Когда «Вихрь» подошел к двухмачтовой «Сато-Мару», прежде всего обнаружилось в свете прожекторов, что палуба ее пуста. Похоже было на то, что экипаж давным-давно покинул потерявшую управление шхуну. Повернувшись бортом к ветру, она покачивалась на легких волнах. Налети хороший шквал — ее неминуемо опрокинуло бы.
«Вихрь» дал несколько отрывистых сигналов сиреной, и тогда только над фальшбортом шхуны появилась пошатывающаяся фигура японца с синим платком на голове.
Рыбак походил на покойника. Он не мог даже помахать рукой, а едва поднял ее до уровня плеч. Он даже ничего не крикнул в ответ на вопрос, заданный Баулиным по-английски: «Что у вас случилось?..»

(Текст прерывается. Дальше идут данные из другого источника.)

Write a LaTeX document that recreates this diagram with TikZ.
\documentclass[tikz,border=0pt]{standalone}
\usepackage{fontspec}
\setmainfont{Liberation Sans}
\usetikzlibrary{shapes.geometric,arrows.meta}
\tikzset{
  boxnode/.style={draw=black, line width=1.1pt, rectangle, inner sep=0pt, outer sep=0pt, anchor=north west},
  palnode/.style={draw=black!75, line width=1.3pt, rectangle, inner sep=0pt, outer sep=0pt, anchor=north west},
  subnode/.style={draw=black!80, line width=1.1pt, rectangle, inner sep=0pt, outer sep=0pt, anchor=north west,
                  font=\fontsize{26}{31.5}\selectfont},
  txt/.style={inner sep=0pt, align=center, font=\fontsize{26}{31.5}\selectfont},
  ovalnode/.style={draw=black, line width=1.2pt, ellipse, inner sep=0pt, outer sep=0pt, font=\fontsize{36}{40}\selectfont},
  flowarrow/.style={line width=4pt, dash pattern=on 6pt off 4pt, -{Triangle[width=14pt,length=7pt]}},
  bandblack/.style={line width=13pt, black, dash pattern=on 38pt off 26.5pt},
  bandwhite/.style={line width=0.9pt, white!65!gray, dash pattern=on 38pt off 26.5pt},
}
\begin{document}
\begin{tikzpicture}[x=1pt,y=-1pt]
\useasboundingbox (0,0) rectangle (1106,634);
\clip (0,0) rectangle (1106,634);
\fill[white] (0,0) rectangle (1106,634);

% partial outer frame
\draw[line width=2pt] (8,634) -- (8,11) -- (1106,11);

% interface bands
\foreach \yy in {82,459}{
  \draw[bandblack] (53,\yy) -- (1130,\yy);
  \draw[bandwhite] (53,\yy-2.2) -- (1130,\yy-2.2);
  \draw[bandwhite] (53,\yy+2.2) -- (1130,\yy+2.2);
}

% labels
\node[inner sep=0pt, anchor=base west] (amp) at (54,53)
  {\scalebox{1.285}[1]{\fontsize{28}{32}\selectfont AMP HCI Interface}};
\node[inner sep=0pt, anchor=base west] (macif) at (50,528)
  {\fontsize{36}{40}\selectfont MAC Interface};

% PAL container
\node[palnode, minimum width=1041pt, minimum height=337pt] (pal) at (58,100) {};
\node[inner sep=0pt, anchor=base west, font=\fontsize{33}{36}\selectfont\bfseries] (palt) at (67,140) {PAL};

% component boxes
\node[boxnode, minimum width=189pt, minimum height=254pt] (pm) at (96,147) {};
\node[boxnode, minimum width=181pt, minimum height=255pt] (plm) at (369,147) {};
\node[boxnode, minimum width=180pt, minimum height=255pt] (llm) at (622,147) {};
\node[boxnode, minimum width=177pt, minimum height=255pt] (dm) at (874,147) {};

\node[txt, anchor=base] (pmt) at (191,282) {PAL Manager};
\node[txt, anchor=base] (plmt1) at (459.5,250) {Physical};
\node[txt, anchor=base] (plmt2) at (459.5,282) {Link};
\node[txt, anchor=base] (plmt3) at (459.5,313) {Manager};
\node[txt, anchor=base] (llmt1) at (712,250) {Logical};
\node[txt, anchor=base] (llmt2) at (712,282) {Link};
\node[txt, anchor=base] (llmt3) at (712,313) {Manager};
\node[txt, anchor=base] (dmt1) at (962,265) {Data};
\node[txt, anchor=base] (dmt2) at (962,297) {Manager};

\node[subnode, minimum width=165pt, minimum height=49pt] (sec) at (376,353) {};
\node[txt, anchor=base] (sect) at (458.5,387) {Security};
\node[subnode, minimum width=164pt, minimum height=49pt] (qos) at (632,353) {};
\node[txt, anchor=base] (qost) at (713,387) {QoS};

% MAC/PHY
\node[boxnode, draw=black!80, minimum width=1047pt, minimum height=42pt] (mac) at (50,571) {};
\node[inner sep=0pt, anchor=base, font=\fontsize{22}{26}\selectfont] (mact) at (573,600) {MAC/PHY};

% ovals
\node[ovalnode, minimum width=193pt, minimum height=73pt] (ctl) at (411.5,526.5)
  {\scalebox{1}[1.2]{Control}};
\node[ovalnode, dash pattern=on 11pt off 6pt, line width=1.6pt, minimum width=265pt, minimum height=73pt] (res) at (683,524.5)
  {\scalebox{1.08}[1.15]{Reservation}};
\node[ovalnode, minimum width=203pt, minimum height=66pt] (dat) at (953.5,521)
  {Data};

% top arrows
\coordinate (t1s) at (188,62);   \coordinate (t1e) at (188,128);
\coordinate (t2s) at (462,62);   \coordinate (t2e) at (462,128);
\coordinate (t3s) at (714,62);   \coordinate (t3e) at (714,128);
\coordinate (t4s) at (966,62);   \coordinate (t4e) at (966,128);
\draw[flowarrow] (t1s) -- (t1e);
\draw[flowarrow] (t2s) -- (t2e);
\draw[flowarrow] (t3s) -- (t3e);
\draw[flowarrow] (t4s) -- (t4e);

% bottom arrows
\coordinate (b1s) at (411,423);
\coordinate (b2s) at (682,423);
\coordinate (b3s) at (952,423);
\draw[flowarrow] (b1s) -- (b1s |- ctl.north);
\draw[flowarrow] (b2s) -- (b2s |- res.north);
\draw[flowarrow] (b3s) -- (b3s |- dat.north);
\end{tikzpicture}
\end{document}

Высаженные на борт «Сато-Мару» боцман Доронин, военврач базы и трое матросов обнаружили, что двигатель и рулевое управление шхуны в полной исправности, но все двенадцать членов ее экипажа недвижимо лежали в носовом и кормовом кубриках. Только тринадцатый, тот, что встретил «Вихрь» — он оказался радистом, был еще в состоянии держаться на ногах.
«Похоже на острую форму лучевой болезни», — осмотрев рыбаков, произнес военврач.
Из несвязных рассказов радиста и шкипера шхуны выяснилось, что с месяц тому назад в южной части Тихого океана на шхуну обрушился ливень с пеплом. Пепел принесло с юга, должно быть из района атолла Бикини, где американцы произвели подряд испытания нескольких водородных бомб.
Японские рыбаки не сразу догадались, что за страшная беда обрушилась на их корабль. Когда же болезнь свалила их, покрыв тело язвами и поразив легкие, они долгое время не могли починить поврежденную тайфуном радиоантенну, и течения и ветры все несли и несли их к северу.